NEW YORK (JTA) — Trying to interest teenagers in activities is difficult, parents and teachers know well, especially given what technology has done to the attention spans of young people.
So how to get them to partake in doing Jewish over other pursuits?
The Jim Joseph Foundation commissioned two consulting firms to carry out a two-year study to figure it out. BTW Informing Change and Rosov Advisors mined data from 21 organizations geared toward Jewish and non-Jewish teens.
Their conclusions: Hire good staff, be flexible on attendance and target teens through social media.
As a teen might say, “Duh!”
“People who know the teen space well will not be shocked by the findings, but they are important realizations for anyone involved in the field,” said Josh Miller, the senior program manager at the Jim Joseph Foundation, which has invested $270 million to promote Jewish education since 2006.
The $200,000 study, which cost $40,000 to print and disseminate according to a spokesperson, takes note of a 2008 paper commissioned by the Avi Chai Foundation, which found that just 460,000 American Jews — about 45 percent of the school-aged demographic — are enrolled in either Jewish day schools or Jewish supplementary education. Participation in Jewish activities outside school hours was lower.
The Jim Joseph Foundation’s study offers 10 “implications for strategy development” aimed at boosting those numbers. Among them: Accept teens as they are. Don’t punish kids who show up irregularly for events. Create a recognizable brand. And, perhaps most important, find good staff to mentor teens.

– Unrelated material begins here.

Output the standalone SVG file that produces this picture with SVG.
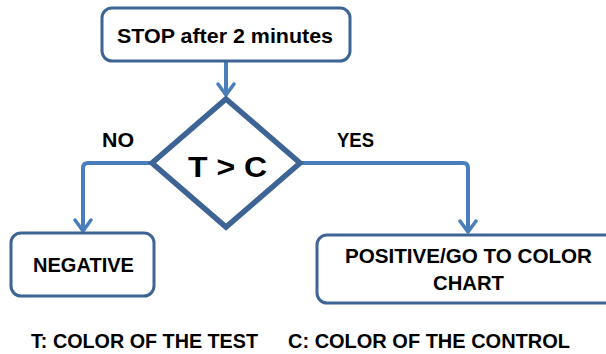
<svg xmlns="http://www.w3.org/2000/svg" width="606" height="354" viewBox="0 0 606 354">
<defs>
<style>
.box{fill:#fff;stroke:#3D6495;stroke-width:3}
.dia{fill:#fff;stroke:#3D6495;stroke-width:5.5;stroke-linejoin:miter}
.con{fill:none;stroke:#4A7EBB;stroke-width:4;stroke-linejoin:round}
.head{fill:none;stroke:#4A7EBB;stroke-width:3.5;stroke-linecap:round;stroke-linejoin:round}
text{font-family:"Liberation Sans",Arial,sans-serif;font-weight:bold;fill:#000}
.t{font-size:20.5px}
.big{font-size:29px}
</style>
</defs>
<rect width="606" height="354" fill="#fff"/>
<g id="connectors">
<path class="con" d="M226,62 V95"/>
<path class="head" d="M218,84 L226,95 L234,84"/>
<path class="con" d="M152,163 H88 Q83,163 83,168 V231"/>
<path class="head" d="M75,220 L83,231 L91,220"/>
<path class="con" d="M300,163 H463 Q468,163 468,168 V232"/>
<path class="head" d="M460,221 L468,232 L476,221"/>
</g>
<g id="start">
<rect class="box" x="102" y="8" width="248" height="53" rx="10"/>
<text class="t" x="225" y="43" text-anchor="middle" textLength="216" lengthAdjust="spacingAndGlyphs">STOP after 2 minutes</text>
</g>
<g id="decision">
<polygon class="dia" points="226,99 300,163 226,227 152,163"/>
<text class="big" x="227.5" y="177" text-anchor="middle" textLength="79" lengthAdjust="spacingAndGlyphs">T &gt; C</text>
</g>
<g id="labels">
<text class="t" x="118" y="147" text-anchor="middle" textLength="32" lengthAdjust="spacingAndGlyphs">NO</text>
<text class="t" x="355.5" y="147" text-anchor="middle" textLength="37" lengthAdjust="spacingAndGlyphs">YES</text>
</g>
<g id="negative">
<rect class="box" x="11" y="233" width="143" height="63" rx="10"/>
<text class="t" x="83.5" y="272" text-anchor="middle" textLength="101" lengthAdjust="spacingAndGlyphs">NEGATIVE</text>
</g>
<g id="positive">
<rect class="box" x="317" y="235" width="300" height="68" rx="10"/>
<text class="t" x="468.5" y="263" text-anchor="middle" textLength="247" lengthAdjust="spacingAndGlyphs">POSITIVE/GO TO COLOR</text>
<text class="t" x="468.5" y="290" text-anchor="middle" textLength="71" lengthAdjust="spacingAndGlyphs">CHART</text>
</g>
<g id="legend">
<text class="t" x="31" y="348" textLength="227" lengthAdjust="spacingAndGlyphs">T: COLOR OF THE TEST</text>
<text class="t" x="288" y="348" textLength="282" lengthAdjust="spacingAndGlyphs">C: COLOR OF THE CONTROL</text>
</g>
</svg>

“You might call them Pied Pipers, people who can create a relationship with others,” said Jerry Somers, a board member at the Jim Joseph Foundation. “This is very essential to establishment of strong engagement.”
The paper notes that younger staffers tend to be better at forging such ties with adolescents, but cautions that employees in their early 20s have a higher turnover rate than those in their late 20s and early 30s.
It also recommends using digital tools such as Facebook and text messaging to reach teens, citing the success of DoSomething.org, a website that motivates youths to partake in social activism and has pioneered the use of texts to stay in touch with its user base.
Creating partnerships also is important. Joe Reimer, an expert on Jewish education at Brandeis University and a member of the research advisory group for the report, lamented the lack of cooperation in the world of Jewish organizations working with teens.
“Each synagogue has its group, then a BBYO, then you have people working in the public schools and Zionist movements and they’re all doing their own thing,” he said. “The question is, how can we bring this all together to bring this together?”
Somers said it was possible to cultivate closer relations, noting the success of the North Shore Youth Initiative, a group in the northern Boston suburbs that the Jim Joseph Foundation helped start in 2008.
“It’s a collaboration of youth groups, any group that deals with Jewish teens,” he said. “It’s a matter of enhancing opportunities.
“In terms of streams of Judaism, most youths don’t care whether the group is affiliated with Chabad, Reform, Conservative or whatever. They want to be with their friends, their peers, and do things that are worthwhile.“
The Jim Joseph Foundation said it planned to use the report’s findings in future investment strategies.